Selbst in den Kreuzberger Grundschulen hat sich dieser neue Beruf schon voll durchgesetzt: Wenn ein Lehrer mal wieder mit einem pubertierenden Bosnier oder Kurden nicht klarkommt, dann sagt er auf der Lehrerkonferenz bloß noch: „Aus dem wird mal ein richtiger Globalisierungskritiker!“

Sogar die schnelle Eingreiftruppe für die Heroinhändler im U-Bahnhof Schönleinstraße bedient sich dieses Jargons – und spricht in ihren Fahndungsmeldungen zum Beispiel davon: Diesen oder jenen „schnurrbärtigen Globalisierungskritiker – den schnappen wir uns, sobald er die Treppe hochkommt“.

Klar, es gibt unfreiwillige Globalisierungskritiker – wie unseren Regiermeister Diepgen oder den Dienstleister Dussmann. Es gibt unseriöse Globalisierungskritiker – wie die Neonazis oder Hans aus Moabit. Verpisste Globalisierungskritiker – wie Erwin und Moni am Kotti. Verbeamtete Globalisierungskritiker – wie die Konstanzer Unileute und die Politologie-Profs vom Otto-Suhr-Institut der Freien Universität.

Aber es gibt daneben auch ganze Regionen, die voll auf Globalisierungskritik setzen – zum Beispiel die Ostler in den fünf neuen Bundesländern: Was ist deren Nörgeln und Nölen anders als angewandte Globalisierungskritik? Das geht bis dahin, dass sie sich zum Beispiel standhaft weigern, ihre ganzen kleinen Scheißläden – Existenzgründungen genannt – länger als bis 17 Uhr 55 offen zu halten.

Neulich behauptete ein Leipziger Philosoph, Peer Pasternak, der über die Abwicklung der ostdeutschen Wissenschaft geforscht hatte, es gehöre wesentlich zum westlichen Pluralismus, dass auch der Marxismus-Leninismus staatlicherseits gelehrt werden müsse. Der Ostler spinnt, dachte ich. So weit kommt es noch, aus dem Marxismus-Leninismus eine öde Seminarveranstaltung mit Referatszwang zu machen.

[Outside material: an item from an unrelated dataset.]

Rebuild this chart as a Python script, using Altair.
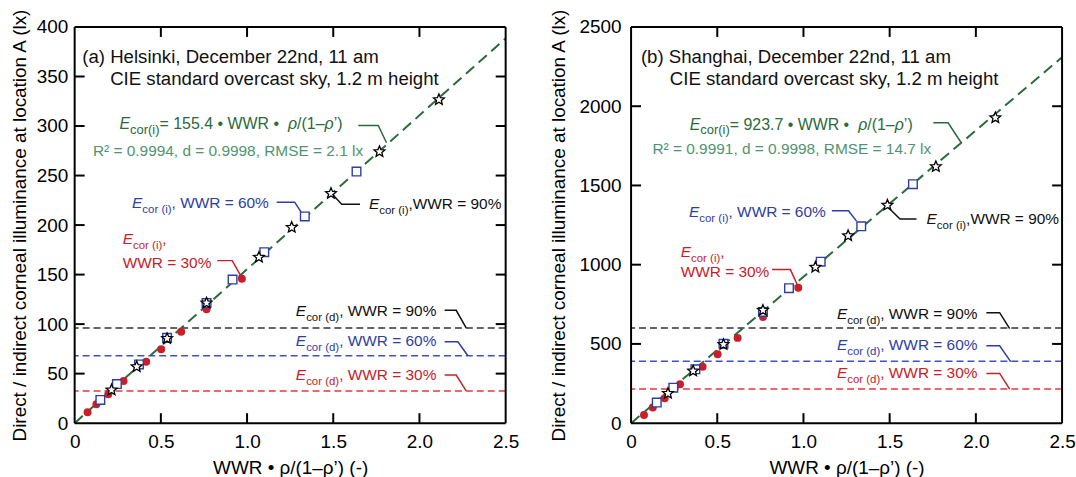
import math
import altair as alt
import pandas as pd

FONT = "Liberation Sans"
W, H = 433, 398
X_MAX = 2.5

x_ticks = [0, 0.5, 1.0, 1.5, 2.0, 2.5]
X_TITLE = "WWR • ρ/(1–ρ’) (-)"
Y_TITLE = "Direct / indirect corneal illuminance at location A (lx)"

# shared x values: WWR * rho/(1-rho')
x_wwr30 = [0.075, 0.126, 0.195, 0.284, 0.415, 0.502, 0.618, 0.765, 0.970]
x_wwr60 = [0.149, 0.245, 0.373, 0.536, 0.765, 0.916, 1.100, 1.335, 1.635]
x_wwr90 = [0.214, 0.360, 0.536, 0.765, 1.069, 1.259, 1.487, 1.768, 2.113]

# (a) Helsinki
a_y_max = 400
a_y_ticks = [0, 50, 100, 150, 200, 250, 300, 350, 400]
a_wwr30 = [11.1, 19.1, 29.1, 42.5, 62.0, 74.7, 92.2, 114.9, 145.7]
a_wwr60 = [23.4, 39.5, 59.3, 86.1, 121.3, 145.0, 172.6, 208.7, 254.0]
a_wwr90 = [33.5, 57.0, 85.4, 121.3, 167.5, 197.7, 231.9, 274.1, 326.6]
a_direct = [32.5, 68.0, 96.0]          # WWR 30 / 60 / 90 %
a_slope = 155.4

# (b) Shanghai
b_y_max = 2500
b_y_ticks = [0, 500, 1000, 1500, 2000, 2500]
b_wwr30 = [52, 99, 157, 245, 356, 435, 538, 670, 854]
b_wwr60 = [130, 224, 340, 501, 702, 852, 1019, 1242, 1508]
b_wwr90 = [188, 329, 496, 712, 984, 1183, 1376, 1619, 1927]
b_direct = [215, 390, 600]
b_slope = 923.7

RED, BLUE, BLACK = "#c8202a", "#2d3ea6", "#111111"
GREEN, LGREEN = "#2b6a3a", "#4f9470"
LINE_COLS = ["#e2383c", "#3d52c8", "#333333"]

# five-pointed star symbol as a unit SVG path
STAR_PATH = "M" + " L".join(
    "%.3f,%.3f" % ((1.0 if k % 2 == 0 else 0.45) * math.cos(-math.pi / 2 + k * math.pi / 5),
                   (1.0 if k % 2 == 0 else 0.45) * math.sin(-math.pi / 2 + k * math.pi / 5))
    for k in range(10)) + " Z"

# Arial / Liberation Sans advance widths (1/1000 em)
CW = {" ": 278, "(": 333, ")": 333, ",": 278, "-": 333, ".": 278, "/": 278, "=": 584,
      "%": 889, "'": 191, "’": 222, "•": 350, "–": 556, "ρ": 572, "²": 333}
for ch in "0123456789":
    CW[ch] = 556
CW.update(dict(zip("ABCDEFGHIJKLMNOPQRSTUVWXYZ",
                   [667, 667, 722, 722, 667, 611, 778, 722, 278, 500, 667, 556, 833,
                    722, 778, 667, 778, 722, 667, 611, 722, 667, 944, 667, 667, 611])))
CW.update(dict(zip("abcdefghijklmnopqrstuvwxyz",
                   [556, 556, 500, 556, 556, 278, 556, 556, 222, 222, 500, 222, 833,
                    556, 556, 556, 556, 333, 500, 278, 556, 500, 722, 500, 500, 500])))


def tw(s, fs):
    return sum(CW.get(c, 556) for c in s) / 1000.0 * fs


def eq_pieces(k):
    return [("E", "i"), ("cor(i)", "s"), (" = %s • WWR • " % k, "n"), ("ρ", "i"),
            ("/(1–", "n"), ("ρ", "i"), ("’)", "n")]


def e_lab(sub, rest):
    return [("E", "i"), (sub, "s"), (rest, "n")]


a_texts = [
    (0.044, 363.5, BLACK, 18.7, 0, [("(a) Helsinki, December 22nd, 11 am", "n")]),
    (0.206, 341.7, BLACK, 18.7, 0, [("CIE standard overcast sky, 1.2 m height", "n")]),
    (0.260, 296.5, GREEN, 16, 13, eq_pieces("155.4")),
    (0.106, 269.6, LGREEN, 15.5, 0, [("R² = 0.9994, d = 0.9998, RMSE = 2.1 lx", "n")]),
    (0.333, 216.8, BLUE, 15.5, 11.5, e_lab("cor (i)", ", WWR = 60%")),
    (1.707, 216.1, BLACK, 15.5, 11.5, e_lab("cor (i)", ",WWR = 90%")),
    (0.279, 180.9, RED, 15.5, 11.5, e_lab("cor (i)", ",")),
    (0.279, 156.8, RED, 15.5, 0, [("WWR = 30%", "n")]),
    (1.283, 108.2, BLACK, 15.5, 11.5, e_lab("cor (d)", ", WWR = 90%")),
    (1.283, 78.1, BLUE, 15.5, 11.5, e_lab("cor (d)", ", WWR = 60%")),
    (1.283, 43.5, RED, 15.5, 11.5, e_lab("cor (d)", ", WWR = 30%")),
]
a_leaders = [
    (GREEN, [1.645, 1.761, 1.809], [300.5, 300.5, 283.1]),
    (BLUE, [1.172, 1.276, 1.314], [223.1, 223.1, 213.1]),
    (BLACK, [1.495, 1.549, 1.655], [231.2, 221.1, 221.1]),
    (RED, [0.827, 0.914, 0.968], [164.1, 164.1, 147.4]),
    (BLACK, [2.146, 2.213, 2.271], [113.9, 113.9, 96.2]),
    (BLUE, [2.146, 2.223, 2.281], [82.1, 82.1, 68.0]),
    (RED, [2.146, 2.213, 2.271], [48.5, 48.5, 32.5]),
]

b_texts = [
    (0.057, 2272, BLACK, 18.7, 0, [("(b) Shanghai, December 22nd, 11 am", "n")]),
    (0.225, 2136, BLACK, 18.7, 0, [("CIE standard overcast sky, 1.2 m height", "n")]),
    (0.340, 1853, GREEN, 16, 13, eq_pieces("923.7")),
    (0.124, 1696, LGREEN, 15.5, 0, [("R² = 0.9991, d = 0.9998, RMSE = 14.7 lx", "n")]),
    (0.336, 1298, BLUE, 15.5, 11.5, e_lab("cor (i)", ", WWR = 60%")),
    (1.714, 1256, BLACK, 15.5, 11.5, e_lab("cor (i)", ",WWR = 90%")),
    (0.288, 1049, RED, 15.5, 11.5, e_lab("cor (i)", ",")),
    (0.288, 921, RED, 15.5, 0, [("WWR = 30%", "n")]),
    (1.194, 660, BLACK, 15.5, 11.5, e_lab("cor (d)", ", WWR = 90%")),
    (1.194, 460, BLUE, 15.5, 11.5, e_lab("cor (d)", ", WWR = 60%")),
    (1.194, 283, RED, 15.5, 11.5, e_lab("cor (d)", ", WWR = 30%")),
]
b_leaders = [
    (GREEN, [1.753, 1.839, 1.914], [1895, 1895, 1771]),
    (BLUE, [1.165, 1.261, 1.308], [1340, 1340, 1275]),
    (BLACK, [1.492, 1.560, 1.656], [1361, 1288, 1288]),
    (RED, [0.818, 0.924, 0.966], [969, 969, 869]),
    (BLACK, [2.061, 2.138, 2.196], [697, 697, 597]),
    (BLUE, [2.061, 2.138, 2.202], [488, 488, 388]),
    (RED, [2.061, 2.138, 2.196], [314, 314, 215]),
]

SUB_DY = 5     # px drop of subscripts
TICK_LEN = 10  # px, inward ticks


def text_rows(texts, y_max):
    ux, uy = X_MAX / W, y_max / H
    rows = []
    for ax, ay, col, fs, sfs, pieces in texts:
        cur = 0.0
        for t, kind in pieces:
            size = sfs if kind == "s" else fs
            rows.append(dict(x=ax + cur * ux,
                             y=ay - (SUB_DY * uy if kind == "s" else 0.0),
                             t=t, c=col, fs=size, it=1 if kind == "i" else 0))
            cur += tw(t, size)
    return pd.DataFrame(rows)


def leader_rows(leaders):
    rows = []
    for i, (col, xs, ys) in enumerate(leaders):
        for j, (xv, yv) in enumerate(zip(xs, ys)):
            rows.append(dict(id=i, o=j, x=xv, y=yv, c=col))
    return pd.DataFrame(rows)


def panel(y_max, y_ticks, y30, y60, y90, direct, slope, texts, leaders, label_pad, title_pad):
    xs = alt.Scale(domain=[0, X_MAX], nice=False, zero=False)
    ys = alt.Scale(domain=[0, y_max], nice=False, zero=False)
    common = dict(ticks=False, domain=False, grid=False, labelFont=FONT, titleFont=FONT,
                  labelFontSize=19, titleFontSize=19, titleFontWeight="normal",
                  labelColor="black", titleColor="black")
    xaxis = alt.Axis(values=x_ticks, labelFlush=False, labelPadding=9, titlePadding=8,
                     labelExpr="datum.value == 0 ? '0' : format(datum.value, '.1f')", **common)
    yaxis = alt.Axis(values=y_ticks, format="d", labelPadding=label_pad,
                     titlePadding=title_pad, **common)

    def X(f):
        return alt.X(f + ":Q", scale=xs, axis=xaxis, title=X_TITLE)

    def Y(f):
        return alt.Y(f + ":Q", scale=ys, axis=yaxis, title=Y_TITLE)

    layers = []
    d_df = pd.DataFrame({"v": direct, "c": LINE_COLS})
    layers.append(alt.Chart(d_df).mark_rule(strokeDash=[7, 4], strokeWidth=1.5).encode(
        y=Y("v"), color=alt.Color("c:N", scale=None)))

    fit_df = pd.DataFrame({"x": [0, X_MAX], "y": [0, slope * X_MAX]})
    layers.append(alt.Chart(fit_df).mark_line(color=GREEN, strokeWidth=2, strokeDash=[11, 6]).encode(
        x=X("x"), y=Y("y")))

    layers.append(alt.Chart(pd.DataFrame({"x": x_wwr30, "y": y30})).mark_point(
        shape="circle", filled=True, size=64, color=RED, opacity=1).encode(x=X("x"), y=Y("y")))
    layers.append(alt.Chart(pd.DataFrame({"x": x_wwr60, "y": y60})).mark_point(
        shape="square", filled=True, fill="white", stroke=BLUE, strokeWidth=1.4, size=75,
        opacity=1).encode(x=X("x"), y=Y("y")))
    layers.append(alt.Chart(pd.DataFrame({"x": x_wwr90, "y": y90})).mark_point(
        shape=STAR_PATH, filled=True, fill="white", stroke="black", strokeWidth=1.3, size=130,
        opacity=1).encode(x=X("x"), y=Y("y")))

    layers.append(alt.Chart(leader_rows(leaders)).mark_line(strokeWidth=1.5).encode(
        x=X("x"), y=Y("y"), detail="id:N", order="o:Q", color=alt.Color("c:N", scale=None)))

    tdf = text_rows(texts, y_max)
    for (fs, it), g in tdf.groupby(["fs", "it"]):
        layers.append(alt.Chart(g.reset_index(drop=True)).mark_text(
            align="left", baseline="alphabetic", font=FONT, fontSize=float(fs),
            fontStyle="italic" if it else "normal").encode(
            x=X("x"), y=Y("y"), text="t:N", color=alt.Color("c:N", scale=None)))

    # inward ticks on all four sides
    tx = TICK_LEN * X_MAX / W
    ty = TICK_LEN * y_max / H
    yt = pd.DataFrame({"v": y_ticks[1:-1]})
    xt = pd.DataFrame({"v": x_ticks[1:-1]})
    for d in (yt.assign(a=0.0, b=tx), yt.assign(a=X_MAX - tx, b=X_MAX)):
        layers.append(alt.Chart(d).mark_rule(color="black", strokeWidth=2).encode(
            y=Y("v"), x=X("a"), x2="b:Q"))
    for d in (xt.assign(a=0.0, b=ty), xt.assign(a=y_max - ty, b=float(y_max))):
        layers.append(alt.Chart(d).mark_rule(color="black", strokeWidth=2).encode(
            x=X("v"), y=Y("a"), y2="b:Q"))

    # plot frame
    frame = pd.DataFrame({"x": [0.0, X_MAX, 0.0, 0.0], "x2": [0.0, X_MAX, X_MAX, X_MAX],
                          "y": [0.0, 0.0, 0.0, float(y_max)],
                          "y2": [float(y_max), float(y_max), 0.0, float(y_max)]})
    layers.append(alt.Chart(frame).mark_rule(color="black", strokeWidth=2).encode(
        x=X("x"), x2="x2:Q", y=Y("y"), y2="y2:Q"))

    return alt.layer(*layers).properties(width=W, height=H)


left = panel(a_y_max, a_y_ticks, a_wwr30, a_wwr60, a_wwr90, a_direct, a_slope,
             a_texts, a_leaders, 7, 7)
right = panel(b_y_max, b_y_ticks, b_wwr30, b_wwr60, b_wwr90, b_direct, b_slope,
              b_texts, b_leaders, 10, 11)

chart = alt.hconcat(left, right, spacing=29).properties(
    padding={"left": 10, "top": 6, "right": 0, "bottom": 0}
).configure_view(stroke=None)

chart.save("out.html", embed_options={"renderer": "svg", "actions": False})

Aber genau das passiert zur Zeit – nahezu überall: nur dass der aggressive Antikapitalismus jetzt Globalisierungskritik heißt. Ohne Globalisierungskritik ist schon fast gar keine Forschung und Lehre mehr möglich. Sogar völlig korrupte Karrieristinnen – wie Riedmüller-Seel, Anke Martiny, Cora Stephan und Georgia Tornow – machen nun lauthals einen auf Globalisierungskritik. So beschwerte sich Letztere, nach der übrigens inzwischen eine globale Rosensorte benannt ist, zum Beispiel gerade darüber, dass die Kapitalgeber die Verluste ihrer Wirtschaftszeitung Econy nicht mehr länger hinnehmen wollten. Was ist das anderes als Globalisierungskritik? Höchstens könnte man es noch als Kapitalismusfeindlichkeit durchgehen lassen. Beides läuft aber auf dasselbe hinaus.

Um es kurz zu machen: Der Menschenrechts-Aktivist, der Umweltschutz-Experte, der Jugo-Krisenmoderator – all diese Berufe sind out! Behaupte ich. Der neue Wunschberuf bei alt und jung – das ist der Globalisierungskritiker. Schon wirbt zum Beispiel die Uni Bochum mit dem Spruch: „Wir bilden die Globalisierungskritiker von morgen aus!“ Gleiches könnte auch die Leitung des Tegeler Knasts von sich behaupten.